In un primo tempo Wells, temendo che quell’imprevedibile ventenne sollevasse uno scandalo, si era ritratto poi aveva ceduto al fascino della sua «grande, morbida bocca» e dei suoi «occhi inquieti scuri ed espressivi». Era iniziata così una burrascosa relazione clandestina destinata a durare una decina d’anni generando un figlio. Appassionata e impetuosa West non temeva lo scandalo ma l’egoismo dell’amato. Il suo anticonformismo aveva colpito Virginia Woolf che l’aveva scherzosamente definita «un incrocio tra una donna di servizio e una zingara, ma più tenace di un terrier».
Nel 1918 scrisse un bellissimo romanzo, il primo di una donna sui militari devastati dall’esperienza bellica, Il ritorno del soldato (Neri Pozza). Negli anni 30 esplorò la Jugoslavia preparando ineguagliabili libri di viaggio (pubblicati in Italia da EDT) e, dopo Wells ebbe vari amori, da Charlie Chaplin al principe Antoine Bibesco, un seducente amico di Proust. Anche se l’aveva soprannominato «l’eroe del boudoir», era rimasta talmente sconvolta dal raffinato erotismo di quel Don Giovanni da dovere ricorrere a un’analista. 
Dopo la Seconda guerra mondiale – «Perché mai la vita moderna ha generato orrori al cui confronto le vecchie tragedie sembrano spettacoli per bambini?» – aveva seguito il processo di Norimberga, lasciandoci un memorabile reportage sui criminali di guerra e sull’impazienza del mondo di chiudere quella partita col passato per dedicarsi al futuro.
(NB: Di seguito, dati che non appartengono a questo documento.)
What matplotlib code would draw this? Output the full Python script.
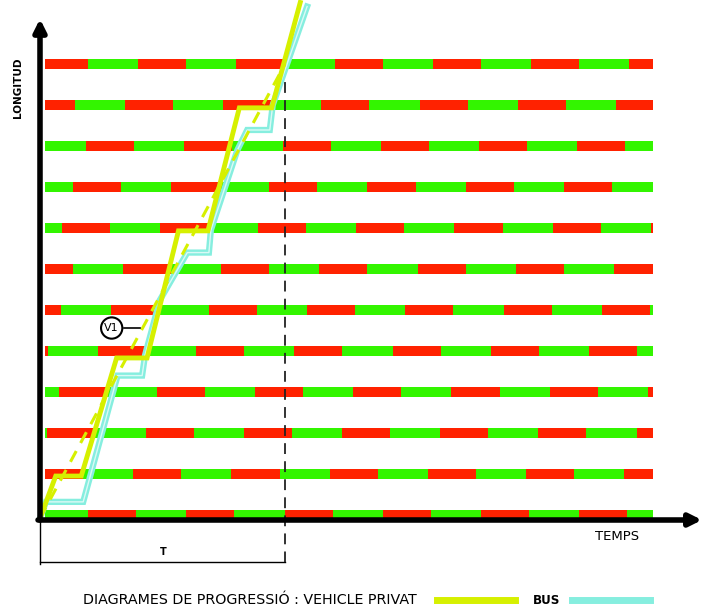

Anche Rebecca intanto aveva cambiato vita. Un matrimonio con un banchiere e i successi dei suoi libri l’avevano liberata da ogni preoccupazione finanziaria. Abitava nei quartieri alti e raggiungeva in Rolls-Royce la sua imponente casa di campagna. Tuttavia restavano difficili i rapporti col figlio Anthony, che le rimproverava di averlo cresciuto distrattamente, mentre aveva trasformato il padre, ben più distante di lei, in un eroe.
Quando lui aveva scritto un romanzo raccontando in modo trasparente e aggressivo la loro storia, West si era scatenata impedendogli di pubblicarlo fino alla sua morte.
Agli ultimi, quando le avevano chiesto se voleva vederlo, aveva esitato un momento prima di rispondere: «Forse è meglio di no, visto che mi odia così tanto».